After recently connecting to a SMB server directly (no rclone) I noted the same behavior (forced unmount after random N minutes). This suggests that the problem might be entirely related to Big Sur.
Attempted solution #9458.B29 (jkjk)
I added a .metadata_never_index file to the mount-root of both the SMB server and the rclone mount. They have now been up for a few hours without unmounting. Will keep an eye on it.
=== for reference ===
Mac OS Bug Sur 11.2.1
rclone v1.55.0-beta.5191.5b84adf3
MacFuse beta 4.05
@ncw
UPDATE - It's now been up almost 8 hours and both the rclone and smb mounts are stable. Will look again tomorrow ... but seems promising. .metadata_never_index for eliminating spotlight.

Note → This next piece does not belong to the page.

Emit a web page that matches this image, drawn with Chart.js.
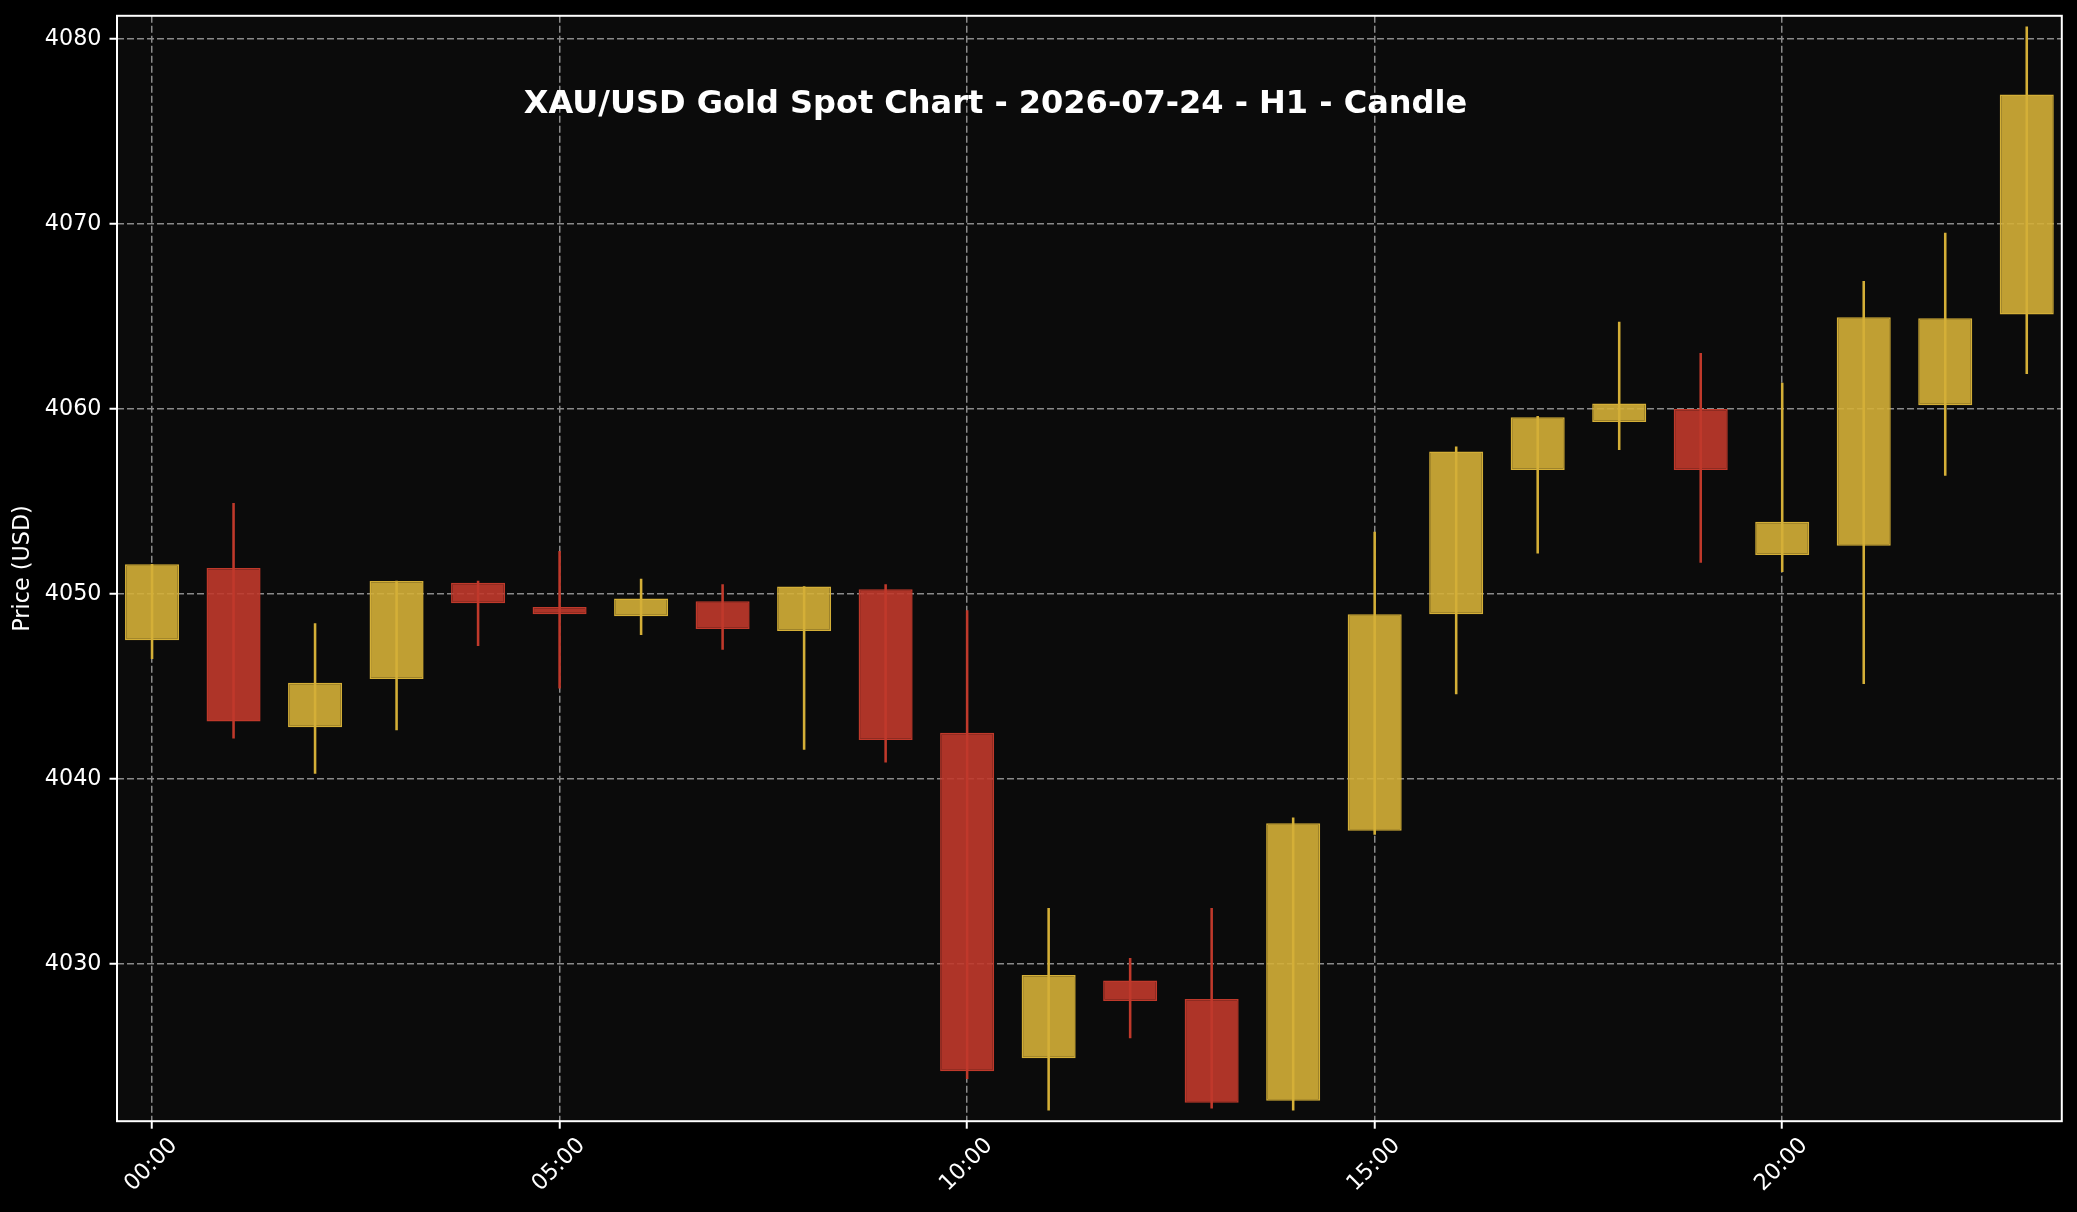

Separately, both the rclone and samba mounts are massively more responsive now. Shouldn't be a surprise, as we know how heavy spotlight is. Still, nice.
So it looks like the kernel gave up on rclone at the 2 minute mark exactly whereas the directory read took 4 minutes exactly.
This is exactly the setting which --daemon-timeout is supposed to control
--daemon-timeout duration Time limit for rclone to respond to kernel. Not supported on Windows.
This is supposed to be 15 minutes for macOS.
Do you see any message like this in the kernel log? That is what OSXFUSE writes when the timeout expires. I think you'll see these messages with dmesg or maybe in /var/log somewhere.
17.11.12 20:02:59.000 kernel: OSXFUSE: force ejecting (no response from user space 5)
Rclone does attempt to set the timeout to 15 minutes, but apparently the maximum is 10 minutes - I saw this in an osxfuse issue. So maybe you could try --daemon-timeout 9m and see if that helps.